You seem to be trying to resolve 2 different pains at once: email overload and privacy. Regarding the former, Google seems to be doing a lot of the same stuff already (categorization, calendar event extraction, ...). Do you have your unique edge? Or is the differentiation mainly in not being tied to Gmail?
Not OP, but I look at this not as trying to solve email overload and privacy, but as trying to solve email overload with the nifty side benefit of being more privacy-conscious than many of the alternatives.
Would love to hear more about the NLP approaches you've been using, and how well they've generalized to other folks. Though that may be giving away too much of the secret sauce, of course.
I'm a developer and my email habits are absolutely horrible. Whenever I put in long hours of coding, I feel like the time it takes to context switch between development and doing email is way too high.
Because of this, I'm notorious for missing emails, flights even or just not responding to emails as it gets lost in my inbox forever.

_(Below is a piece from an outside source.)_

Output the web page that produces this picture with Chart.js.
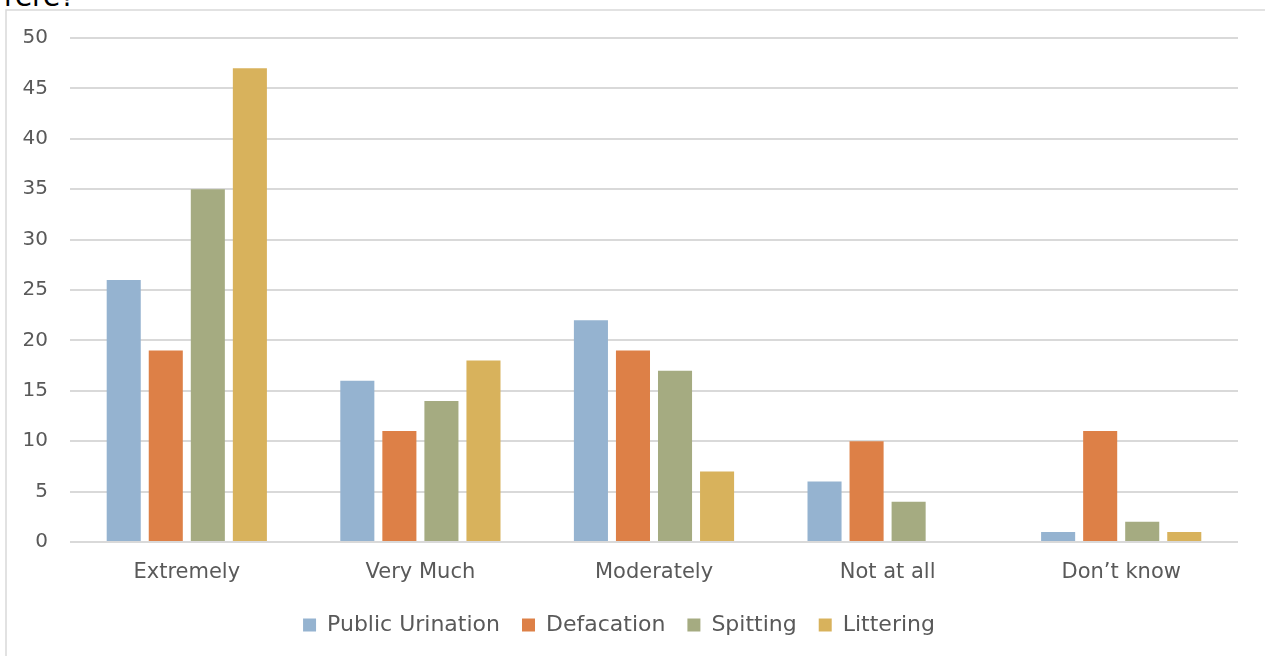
<!DOCTYPE html>
<html>
<head>
<meta charset="utf-8">
<script src="https://cdn.jsdelivr.net/npm/chart.js@4.4.0/dist/chart.umd.min.js"></script>
<style>
  html, body { margin: 0; padding: 0; background: #fff; overflow: hidden; }
  #wrap { position: relative; width: 1265px; height: 656px; }
  #cut { position: absolute; left: 4px; top: -20px; font: 28px 'DejaVu Sans', sans-serif; color: #000; white-space: nowrap; }
  canvas { position: absolute; left: 0; top: 0; }
</style>
</head>
<body>
<div id="wrap">
  <div id="cut">rere?</div>
  <canvas id="c" width="1265" height="656"></canvas>
</div>
<script>
const categories = ['Extremely', 'Very Much', 'Moderately', 'Not at all', 'Don\u2019t know'];
const publicUrination = [26, 16, 22, 6, 1];
const defacation = [19, 11, 19, 10, 11];
const spitting = [35, 14, 17, 4, 2];
const littering = [47, 18, 7, 0, 1];
const yTicks = [0, 5, 10, 15, 20, 25, 30, 35, 40, 45, 50];

const FONT = "'DejaVu Sans', sans-serif";
const mk = (label, data, color) => ({
  label, data, backgroundColor: color, borderWidth: 0,
  categoryPercentage: 0.72, barPercentage: 0.81
});

const borderPlugin = {
  id: 'outerBorder',
  beforeDraw(chart) {
    const ctx = chart.ctx;
    ctx.save();
    ctx.strokeStyle = '#d9d9d9';
    ctx.lineWidth = 1.5;
    ctx.strokeRect(6, 10, 1400, 800);
    ctx.restore();
  }
};

new Chart(document.getElementById('c'), {
  type: 'bar',
  data: {
    labels: categories,
    datasets: [
      mk('Public Urination', publicUrination, '#95b3d0'),
      mk('Defacation', defacation, '#dd8047'),
      mk('Spitting', spitting, '#a5ab81'),
      mk('Littering', littering, '#d8b25c')
    ]
  },
  options: {
    responsive: false,
    animation: false,
    layout: { padding: { left: 0, right: 27, top: 38, bottom: 10 } },
    plugins: {
      tooltip: { enabled: false },
      legend: {
        position: 'bottom',
        labels: {
          font: { family: FONT, size: 22 },
          color: '#595959',
          boxWidth: 13, boxHeight: 13,
          padding: 22
        }
      }
    },
    scales: {
      x: {
        grid: { display: false, drawTicks: false },
        border: { display: false },
        ticks: { font: { family: FONT, size: 21 }, color: '#595959', padding: 18 },
        afterFit(s) { s.height = 50; }
      },
      y: {
        min: 0, max: 50,
        afterBuildTicks(s) { s.ticks = yTicks.map(v => ({ value: v })); },
        grid: { color: '#d9d9d9', lineWidth: 2, drawTicks: false },
        border: { display: false },
        ticks: { font: { family: FONT, size: 20 }, color: '#595959', padding: 22 },
        afterFit(s) { s.width = 70; }
      }
    }
  },
  plugins: [borderPlugin]
});
</script>
</body>
</html>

I essentially started making this email app for myself and it's finally working quite well. There have been times where I've completely forgotten about a meeting and it's reminded me to show up on time. The sorting uses a lot of NLP magic and I find it to be pretty accurate too for me to take back control of my inbox. I just want to see how far I can run with it and already working on trying to suggest replies to emails.
There are a lot of email apps on the market and I think their concept is "how do we incorporate better design and work flow to solve the email problem"? My notion is rather, "how do we use technology to solve the email problem?"
Other than that, I'm also really excited with the privacy route I decided to take. The downside is that deploying across multiple platforms will be more challenging without a central server side component, but if the plus is that if one chooses the option of going "private" (essentially this turns off server side push notifications) there won't be any communication with my server at all.
It's been a real struggle these past few months so I'm super excited!!